No need to panic over Mandela - presidency
2012-12-10 10:44
Video
2012-12-10 08:55
Well wishes continue to pour in for ailing elderly statesman Nelson Mandela. Mandela remains at 1 Military Hospital in Pretoria, where he was admitted on Saturday for routine medical tests. Watch. WATCH
Johannesburg - There is no need to panic about former president Nelson Mandela's health, the presidency said on Monday.
"There is no cause for alarm... he [Mandela] is in the hands of a good medical team," said presidential spokesman Mac Maharaj.
An update on Mandela's health would be communicated once his doctors had updated the presidency, he said.
Mandela, 94, was admitted to a hospital in Pretoria on Saturday for "medical attention".
At the time, Maharaj said that, as had been said before, Mandela would "receive medical attention from time to time which is consistent with his age".
On Sunday morning, President Jacob Zuma visited Mandela in hospital and found him "comfortable, and in good care", said Maharaj.
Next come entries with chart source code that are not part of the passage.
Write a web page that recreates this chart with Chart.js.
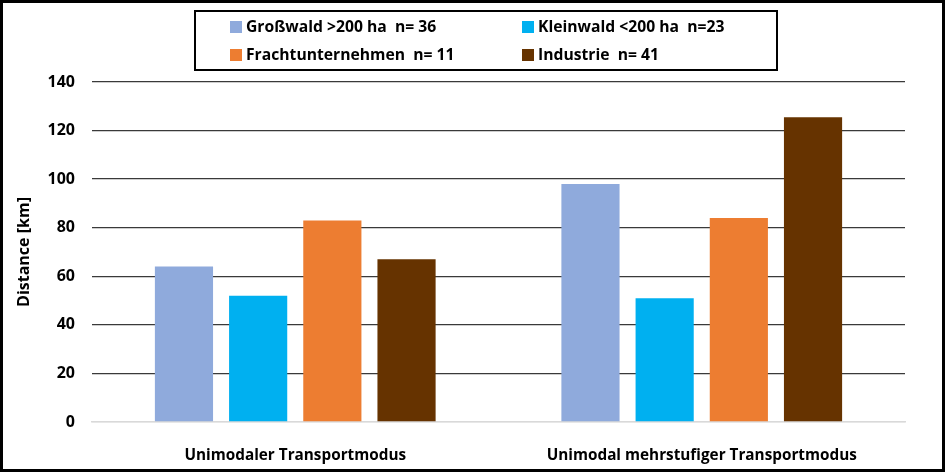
<!DOCTYPE html>
<html>
<head>
<meta charset="utf-8">
<script src="https://cdn.jsdelivr.net/npm/chart.js@4/dist/chart.umd.min.js"></script>
<style>
  body { margin: 0; background: #fff; }
  #wrap { width: 945px; height: 472px; box-sizing: border-box; border: 3px solid #000; position: relative; }
  canvas { display: block; }
</style>
</head>
<body>
<div id="wrap"><canvas id="chart"></canvas></div>
<script>
// Data
var categories = ['Unimodaler Transportmodus', 'Unimodal mehrstufiger Transportmodus'];
var seriesNames = ['Großwald >200 ha  n= 36', 'Kleinwald <200 ha  n=23', 'Frachtunternehmen  n= 11', 'Industrie  n= 41'];
var grosswald = [64, 98];
var kleinwald = [52, 51];
var fracht = [83, 84];
var industrie = [67, 125.5];
var yTicks = [0, 20, 40, 60, 80, 100, 120, 140];

var colors = ['#8FAADC', '#00B0F0', '#ED7D31', '#663300'];
var fontFamily = "'Open Sans', 'Liberation Sans', sans-serif";

// legend drawn as a boxed two-column block like the original
var boxLegend = {
  id: 'boxLegend',
  afterDraw: function (chart) {
    var ctx = chart.ctx;
    ctx.save();
    ctx.strokeStyle = '#000';
    ctx.lineWidth = 2;
    ctx.strokeRect(192, 8, 582, 59);
    ctx.font = 'bold 15.7px ' + fontFamily;
    ctx.textBaseline = 'middle';
    ctx.fillStyle = '#000';
    var cols = [227, 519];
    var rows = [24, 52];
    chart.data.datasets.forEach(function (ds, i) {
      var x = cols[i % 2], y = rows[Math.floor(i / 2)];
      ctx.fillStyle = ds.backgroundColor;
      ctx.fillRect(x, y - 6, 12, 12);
      ctx.fillStyle = '#000';
      ctx.fillText(ds.label, x + 16, y + 1);
    });
    ctx.restore();
  }
};

var ctx = document.getElementById('chart').getContext('2d');
var data = {
  labels: categories,
  datasets: [grosswald, kleinwald, fracht, industrie].map(function (vals, i) {
    return {
      label: seriesNames[i],
      data: vals,
      backgroundColor: colors[i],
      categoryPercentage: 0.73,
      barPercentage: 0.784
    };
  })
};

var chart = new Chart(ctx, {
  type: 'bar',
  data: data,
  plugins: [boxLegend],
  options: {
    responsive: true,
    maintainAspectRatio: false,
    animation: false,
    layout: { padding: { top: 79, right: 37, left: 0, bottom: 0 } },
    plugins: {
      legend: { display: false },
      tooltip: { enabled: false }
    },
    scales: {
      x: {
        grid: { display: false },
        border: { display: true, color: '#d9d9d9', width: 1.5 },
        ticks: { color: '#000', padding: 16, font: { family: fontFamily, size: 15.3, weight: 'bold' } },
        afterFit: function (s) { s.height = 47; }
      },
      y: {
        min: 0,
        max: 140,
        afterBuildTicks: function (s) { s.ticks = yTicks.map(function (v) { return { value: v }; }); },
        grid: {
          drawTicks: false,
          color: function (c) { return c.tick && c.tick.value === 0 ? '#d9d9d9' : '#3a3a3a'; },
          lineWidth: 1.3
        },
        border: { display: false },
        ticks: { color: '#000', padding: 17, font: { family: fontFamily, size: 16, weight: 'bold' } },
        title: {
          display: true,
          text: 'Distance [km]',
          color: '#000',
          padding: { top: 12, bottom: 0 },
          font: { family: fontFamily, size: 16, weight: 'bold' }
        },
        afterFit: function (s) { s.width = 89; }
      }
    }
  }
});
</script>
</body>
</html>
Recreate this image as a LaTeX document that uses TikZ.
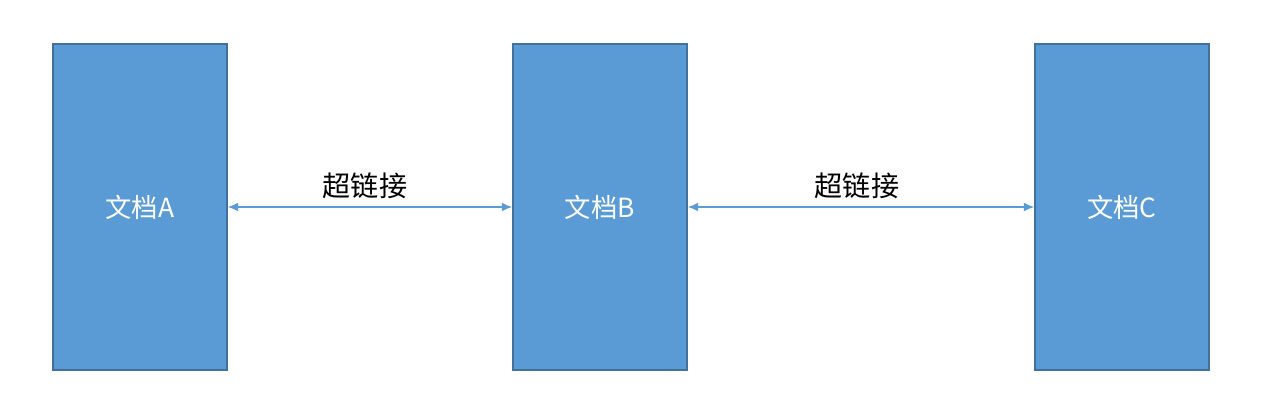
\documentclass[tikz,border=0pt]{standalone}
\usepackage{fontspec}
\setmainfont{Noto Sans CJK SC}
\usetikzlibrary{arrows.meta}
\definecolor{docfill}{HTML}{5B9BD5}
\definecolor{docline}{HTML}{41719C}
\tikzset{
  docbox/.style={draw=docline,fill=docfill,line width=0.8pt,minimum width=3.48cm,minimum height=6.52cm,text=white,font=\fontsize{15pt}{17pt}\selectfont},
  linkarrow/.style={draw=docfill,line width=0.8pt,{Latex[length=6pt,width=5pt]}-{Latex[length=6pt,width=5pt]}},
  linklabel/.style={font=\fontsize{16pt}{18pt}\selectfont,above=1pt}
}
\begin{document}
\begin{tikzpicture}[x=0.02cm,y=-0.02cm]
    \useasboundingbox (0,0) rectangle (1275,415);
    \node[docbox] (docA) at (140,207)  {文档A};
    \node[docbox] (docB) at (600,207)  {文档B};
    \node[docbox] (docC) at (1122,207) {文档C};
    \draw[linkarrow] (docA.east) -- node[linklabel,xshift=-0.1cm] (linkAB) {超链接} (docB.west);
    \draw[linkarrow] (docB.east) -- node[linklabel,xshift=-0.08cm] (linkBC) {超链接} (docC.west);
  \end{tikzpicture}
\end{document}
He again appealed to the media and to the public to respect the privacy of Mandela and his family. It is believed that he is being treated at One Military hospital.
Motlanthe visit to Mandela cancelled
Deputy President Kgalema Motlanthe reportedly cancelled a planned visit to Mandela at his Qunu home last week, according to weekend reports.
"All I know is that there was a planned visit to Mandela, but the deputy president decided to cancel and attend to state matters," Motlanthe's spokesperson Thabo Masebe told the Sunday Times.
A Qunu traditional ruler, Nokwanele Balizulu, told foreign news agency Agence France Presse (AFP) she saw Mandela shortly before he was taken to hospital.
"I was called by the Mandela family saying Tata [grandfather] is not well. I rushed there and I saw he is not well," she was quoted as saying.
The Associated Press reported on Sunday that worshippers gathered at the Regina Mundi Catholic church in Soweto to pray for Mandela.
Mandela was admitted to hospital in February this year for a diagnostic procedure, which Lindiwe Sisulu - defence minister at the time - later said was "an investigative laparoscopy".
This hospital visit was marked by much less media speculation than a hospital visit in January 2011, when few updates on his condition were made public, leading to rumours about his condition.
In February, the presidency sent regular updates on his condition, but did not say in which hospital he was being treated, probably as a result of a media frenzy outside Milpark hospital in Johannesburg on the previous occasion.
In 2011, he was in hospital for what the Nelson Mandela Foundation described as "routine checks".
That year, Motlanthe eventually broke the silence on Mandela's condition on January 27, when he said Mandela was being discharged to receive home-based care for a respiratory infection.
Another frenzy followed in December 2011, when eNews, in a review of stories of the year, carried file footage of Mandela being taken to hospital in January 2011.
This triggered a flurry of rumours about the former president's health.